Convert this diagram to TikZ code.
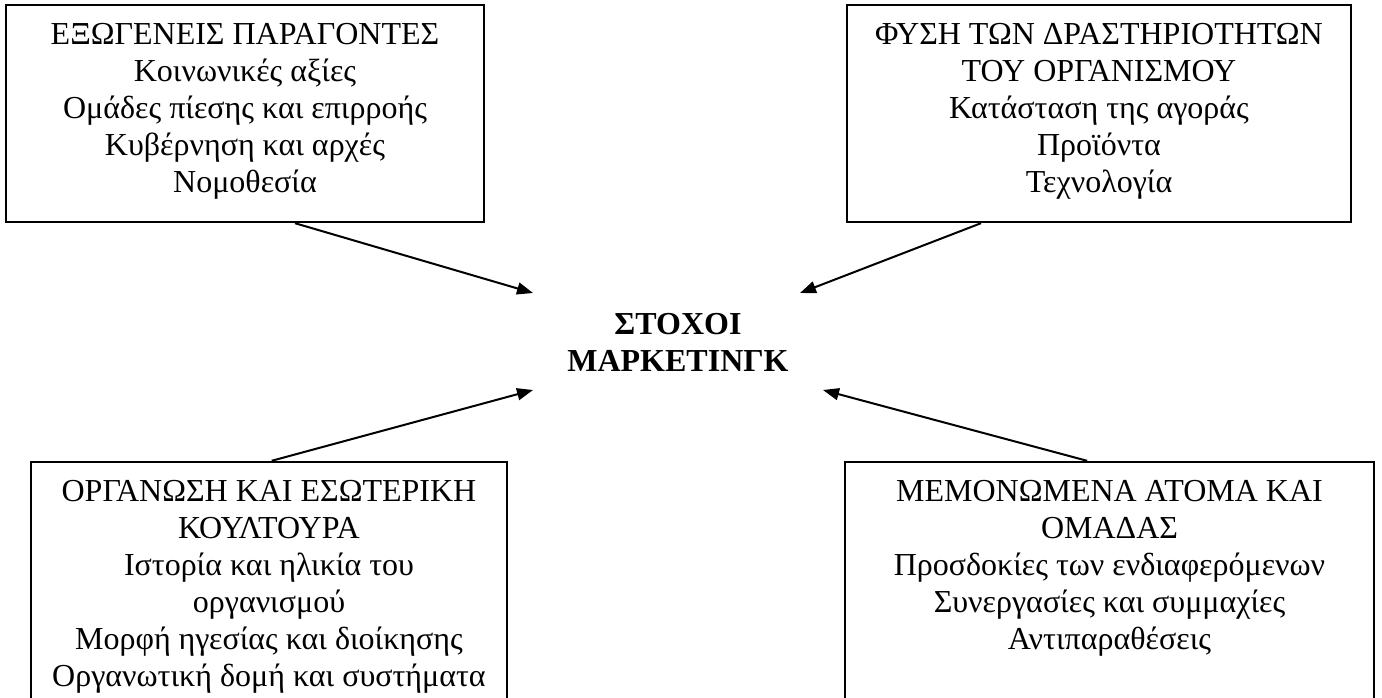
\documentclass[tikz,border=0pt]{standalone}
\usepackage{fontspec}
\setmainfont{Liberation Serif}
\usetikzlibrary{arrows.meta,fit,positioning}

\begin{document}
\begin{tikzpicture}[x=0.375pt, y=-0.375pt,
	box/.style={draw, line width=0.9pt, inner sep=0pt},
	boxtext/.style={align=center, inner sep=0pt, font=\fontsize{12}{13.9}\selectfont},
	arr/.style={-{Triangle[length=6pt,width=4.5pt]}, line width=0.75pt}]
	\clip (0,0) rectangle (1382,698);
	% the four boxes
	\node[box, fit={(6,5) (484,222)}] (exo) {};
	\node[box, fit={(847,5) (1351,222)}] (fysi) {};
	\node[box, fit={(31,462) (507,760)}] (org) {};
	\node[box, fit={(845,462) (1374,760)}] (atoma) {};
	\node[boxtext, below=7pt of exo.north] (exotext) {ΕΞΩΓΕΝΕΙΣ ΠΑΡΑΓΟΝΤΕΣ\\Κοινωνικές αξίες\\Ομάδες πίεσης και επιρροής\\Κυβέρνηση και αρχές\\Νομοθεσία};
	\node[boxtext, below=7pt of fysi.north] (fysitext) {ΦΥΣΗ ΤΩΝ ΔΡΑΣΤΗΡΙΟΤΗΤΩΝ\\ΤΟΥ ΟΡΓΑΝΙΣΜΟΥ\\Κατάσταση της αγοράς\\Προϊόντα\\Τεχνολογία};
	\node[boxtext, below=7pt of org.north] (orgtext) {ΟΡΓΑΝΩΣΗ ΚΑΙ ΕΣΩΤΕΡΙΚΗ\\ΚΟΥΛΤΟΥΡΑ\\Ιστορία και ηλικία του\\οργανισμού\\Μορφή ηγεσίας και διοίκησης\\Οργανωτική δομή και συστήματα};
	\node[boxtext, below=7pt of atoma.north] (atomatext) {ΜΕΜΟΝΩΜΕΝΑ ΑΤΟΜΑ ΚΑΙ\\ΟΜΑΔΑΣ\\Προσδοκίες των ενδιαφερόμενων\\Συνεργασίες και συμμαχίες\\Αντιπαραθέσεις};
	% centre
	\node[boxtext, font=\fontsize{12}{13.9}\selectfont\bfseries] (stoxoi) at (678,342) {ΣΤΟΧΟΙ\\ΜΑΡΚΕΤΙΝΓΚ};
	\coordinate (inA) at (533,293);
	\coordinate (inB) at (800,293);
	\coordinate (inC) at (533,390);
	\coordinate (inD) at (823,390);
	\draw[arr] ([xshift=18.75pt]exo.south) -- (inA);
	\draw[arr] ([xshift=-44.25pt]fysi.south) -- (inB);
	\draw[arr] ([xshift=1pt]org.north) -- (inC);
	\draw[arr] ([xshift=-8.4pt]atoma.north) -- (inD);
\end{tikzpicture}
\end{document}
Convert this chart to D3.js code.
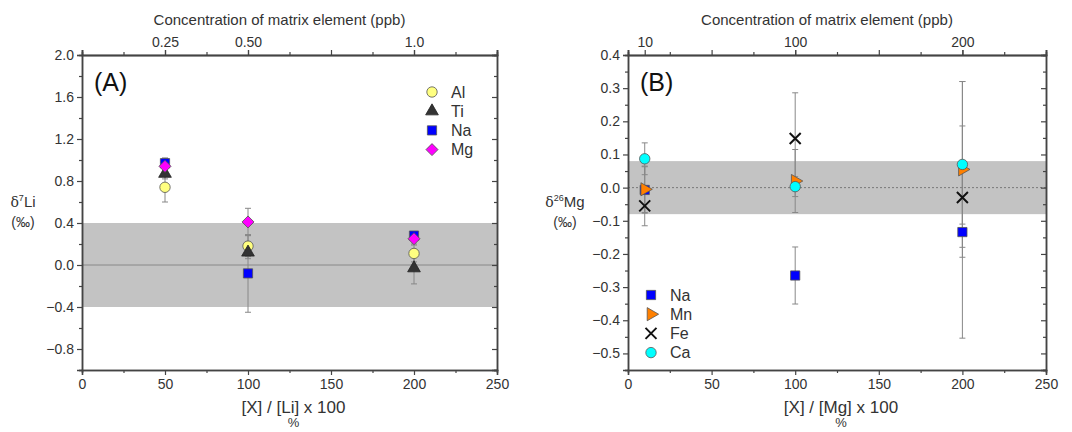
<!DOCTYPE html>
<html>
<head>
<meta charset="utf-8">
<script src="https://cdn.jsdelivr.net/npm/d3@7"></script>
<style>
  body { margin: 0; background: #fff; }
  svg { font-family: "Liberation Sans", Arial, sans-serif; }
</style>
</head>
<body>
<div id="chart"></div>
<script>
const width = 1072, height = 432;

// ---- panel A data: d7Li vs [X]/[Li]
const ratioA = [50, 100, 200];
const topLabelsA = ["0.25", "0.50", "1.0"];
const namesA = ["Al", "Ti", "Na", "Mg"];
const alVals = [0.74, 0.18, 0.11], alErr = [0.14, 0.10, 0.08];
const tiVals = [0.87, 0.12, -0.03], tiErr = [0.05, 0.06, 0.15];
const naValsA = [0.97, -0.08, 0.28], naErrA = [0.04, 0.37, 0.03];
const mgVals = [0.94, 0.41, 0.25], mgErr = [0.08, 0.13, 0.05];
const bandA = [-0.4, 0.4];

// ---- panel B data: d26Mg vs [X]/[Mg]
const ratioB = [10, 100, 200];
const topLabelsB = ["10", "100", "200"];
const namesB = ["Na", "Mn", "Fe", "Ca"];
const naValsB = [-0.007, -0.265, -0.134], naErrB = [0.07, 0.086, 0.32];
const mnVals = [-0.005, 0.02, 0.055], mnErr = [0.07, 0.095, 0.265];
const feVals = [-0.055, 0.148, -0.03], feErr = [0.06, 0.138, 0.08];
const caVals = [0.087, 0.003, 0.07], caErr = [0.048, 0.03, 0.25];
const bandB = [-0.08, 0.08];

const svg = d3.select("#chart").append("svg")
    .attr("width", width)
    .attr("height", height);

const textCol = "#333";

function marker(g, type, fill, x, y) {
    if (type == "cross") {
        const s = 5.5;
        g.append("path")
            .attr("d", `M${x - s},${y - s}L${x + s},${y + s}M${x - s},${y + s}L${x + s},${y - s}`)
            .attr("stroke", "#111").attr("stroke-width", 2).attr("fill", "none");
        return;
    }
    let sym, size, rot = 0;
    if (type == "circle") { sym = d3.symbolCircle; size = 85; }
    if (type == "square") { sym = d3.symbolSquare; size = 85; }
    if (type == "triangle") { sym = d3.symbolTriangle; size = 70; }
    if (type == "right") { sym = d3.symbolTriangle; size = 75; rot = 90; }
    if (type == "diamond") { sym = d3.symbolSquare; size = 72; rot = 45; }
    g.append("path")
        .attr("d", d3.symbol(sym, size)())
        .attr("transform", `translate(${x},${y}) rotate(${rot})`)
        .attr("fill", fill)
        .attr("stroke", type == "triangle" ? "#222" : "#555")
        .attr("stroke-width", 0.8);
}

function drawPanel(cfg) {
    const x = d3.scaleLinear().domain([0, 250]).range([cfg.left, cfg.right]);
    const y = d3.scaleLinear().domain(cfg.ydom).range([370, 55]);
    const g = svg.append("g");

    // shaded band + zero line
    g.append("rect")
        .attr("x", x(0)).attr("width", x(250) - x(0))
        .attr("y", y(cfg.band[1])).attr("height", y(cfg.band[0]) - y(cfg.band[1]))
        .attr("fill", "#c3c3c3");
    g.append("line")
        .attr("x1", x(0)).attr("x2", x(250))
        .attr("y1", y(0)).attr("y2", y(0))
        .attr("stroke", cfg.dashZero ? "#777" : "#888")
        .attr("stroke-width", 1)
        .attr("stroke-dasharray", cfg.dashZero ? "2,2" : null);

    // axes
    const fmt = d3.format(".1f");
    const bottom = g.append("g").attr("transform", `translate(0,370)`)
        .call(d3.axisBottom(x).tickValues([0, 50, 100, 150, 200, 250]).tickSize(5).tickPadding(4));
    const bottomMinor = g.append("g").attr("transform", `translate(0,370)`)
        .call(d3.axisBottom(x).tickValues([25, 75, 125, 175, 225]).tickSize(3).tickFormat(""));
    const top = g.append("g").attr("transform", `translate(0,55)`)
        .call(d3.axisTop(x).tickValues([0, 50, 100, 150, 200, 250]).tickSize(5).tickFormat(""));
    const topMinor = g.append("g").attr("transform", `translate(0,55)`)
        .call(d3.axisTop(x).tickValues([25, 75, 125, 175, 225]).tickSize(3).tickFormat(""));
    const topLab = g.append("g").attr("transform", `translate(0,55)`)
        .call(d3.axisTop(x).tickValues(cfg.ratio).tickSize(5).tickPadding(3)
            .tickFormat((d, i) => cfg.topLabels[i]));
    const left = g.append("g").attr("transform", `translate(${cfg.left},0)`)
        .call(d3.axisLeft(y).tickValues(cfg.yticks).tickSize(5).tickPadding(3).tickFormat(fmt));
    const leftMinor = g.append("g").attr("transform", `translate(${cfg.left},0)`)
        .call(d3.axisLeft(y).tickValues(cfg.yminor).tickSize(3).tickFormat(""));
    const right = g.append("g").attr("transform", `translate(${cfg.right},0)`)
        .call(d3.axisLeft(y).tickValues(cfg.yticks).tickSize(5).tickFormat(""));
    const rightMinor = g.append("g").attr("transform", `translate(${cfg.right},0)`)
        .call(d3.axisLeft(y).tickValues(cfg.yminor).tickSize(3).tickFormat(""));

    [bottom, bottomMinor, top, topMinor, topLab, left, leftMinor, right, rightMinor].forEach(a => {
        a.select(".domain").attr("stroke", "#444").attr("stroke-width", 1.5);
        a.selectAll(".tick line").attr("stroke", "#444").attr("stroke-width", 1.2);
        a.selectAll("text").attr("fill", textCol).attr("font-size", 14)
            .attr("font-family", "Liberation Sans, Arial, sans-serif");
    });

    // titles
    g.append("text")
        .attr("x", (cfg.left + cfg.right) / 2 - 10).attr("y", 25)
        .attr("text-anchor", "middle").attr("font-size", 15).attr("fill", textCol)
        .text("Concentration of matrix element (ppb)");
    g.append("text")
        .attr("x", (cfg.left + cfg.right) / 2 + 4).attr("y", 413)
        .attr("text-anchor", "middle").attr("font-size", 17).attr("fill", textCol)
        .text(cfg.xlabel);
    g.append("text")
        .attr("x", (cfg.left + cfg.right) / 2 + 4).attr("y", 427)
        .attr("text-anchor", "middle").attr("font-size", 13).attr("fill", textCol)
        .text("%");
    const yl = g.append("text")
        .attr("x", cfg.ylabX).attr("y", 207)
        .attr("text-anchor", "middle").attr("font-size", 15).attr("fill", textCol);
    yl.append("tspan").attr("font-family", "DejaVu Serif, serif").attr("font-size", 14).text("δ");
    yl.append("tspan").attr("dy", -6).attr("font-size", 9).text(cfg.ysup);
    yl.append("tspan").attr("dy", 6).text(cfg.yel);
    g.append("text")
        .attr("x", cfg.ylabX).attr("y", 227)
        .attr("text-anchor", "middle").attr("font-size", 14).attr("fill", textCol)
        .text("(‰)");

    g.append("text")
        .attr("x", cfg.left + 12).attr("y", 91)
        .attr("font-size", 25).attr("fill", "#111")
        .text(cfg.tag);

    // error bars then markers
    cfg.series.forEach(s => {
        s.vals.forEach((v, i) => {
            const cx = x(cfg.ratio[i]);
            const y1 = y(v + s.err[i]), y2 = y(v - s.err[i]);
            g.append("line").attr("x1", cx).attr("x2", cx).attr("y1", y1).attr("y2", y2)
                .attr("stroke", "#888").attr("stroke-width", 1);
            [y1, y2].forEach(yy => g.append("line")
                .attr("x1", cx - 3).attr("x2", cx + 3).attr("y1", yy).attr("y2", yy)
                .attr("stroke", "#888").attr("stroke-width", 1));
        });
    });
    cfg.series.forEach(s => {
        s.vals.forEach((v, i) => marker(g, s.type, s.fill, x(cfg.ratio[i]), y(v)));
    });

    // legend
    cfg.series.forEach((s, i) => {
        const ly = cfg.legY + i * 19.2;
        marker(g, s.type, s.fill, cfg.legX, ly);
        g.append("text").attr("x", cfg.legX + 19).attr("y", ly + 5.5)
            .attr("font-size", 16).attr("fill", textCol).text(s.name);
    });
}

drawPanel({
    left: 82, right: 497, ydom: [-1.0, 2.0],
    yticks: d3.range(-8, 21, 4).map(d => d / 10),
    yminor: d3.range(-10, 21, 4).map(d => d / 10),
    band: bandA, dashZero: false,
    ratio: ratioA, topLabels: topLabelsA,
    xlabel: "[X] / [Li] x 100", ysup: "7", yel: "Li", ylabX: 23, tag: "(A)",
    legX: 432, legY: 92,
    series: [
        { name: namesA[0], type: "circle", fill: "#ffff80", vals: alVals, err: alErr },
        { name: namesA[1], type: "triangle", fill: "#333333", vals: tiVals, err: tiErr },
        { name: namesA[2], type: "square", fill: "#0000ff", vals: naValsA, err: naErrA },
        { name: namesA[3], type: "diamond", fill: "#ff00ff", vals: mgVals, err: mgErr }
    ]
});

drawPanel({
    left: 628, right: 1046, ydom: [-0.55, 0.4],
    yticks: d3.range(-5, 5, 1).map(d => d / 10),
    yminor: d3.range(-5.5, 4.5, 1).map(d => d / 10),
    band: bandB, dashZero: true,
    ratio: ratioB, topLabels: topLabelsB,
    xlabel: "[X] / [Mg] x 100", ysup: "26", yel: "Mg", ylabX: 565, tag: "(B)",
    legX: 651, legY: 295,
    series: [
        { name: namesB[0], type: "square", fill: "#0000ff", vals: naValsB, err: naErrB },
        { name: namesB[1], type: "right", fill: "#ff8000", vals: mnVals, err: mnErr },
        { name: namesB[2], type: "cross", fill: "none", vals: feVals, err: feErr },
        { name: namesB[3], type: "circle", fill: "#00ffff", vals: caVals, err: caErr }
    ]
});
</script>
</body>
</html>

### [Task instructions]
Exactly the lines from the one with "Convert this chart to D3.js code." through the one with "const bandA = [-0.4, 0.4];" are to be reproduced, and no pictures with them.

### [Full answer]
Convert this chart to D3.js code.
<!DOCTYPE html>
<html>
<head>
<meta charset="utf-8">
<script src="https://cdn.jsdelivr.net/npm/d3@7"></script>
<style>
  body { margin: 0; background: #fff; }
  svg { font-family: "Liberation Sans", Arial, sans-serif; }
</style>
</head>
<body>
<div id="chart"></div>
<script>
const width = 1072, height = 432;

// ---- panel A data: d7Li vs [X]/[Li]
const ratioA = [50, 100, 200];
const topLabelsA = ["0.25", "0.50", "1.0"];
const namesA = ["Al", "Ti", "Na", "Mg"];
const alVals = [0.74, 0.18, 0.11], alErr = [0.14, 0.10, 0.08];
const tiVals = [0.87, 0.12, -0.03], tiErr = [0.05, 0.06, 0.15];
const naValsA = [0.97, -0.08, 0.28], naErrA = [0.04, 0.37, 0.03];
const mgVals = [0.94, 0.41, 0.25], mgErr = [0.08, 0.13, 0.05];
const bandA = [-0.4, 0.4];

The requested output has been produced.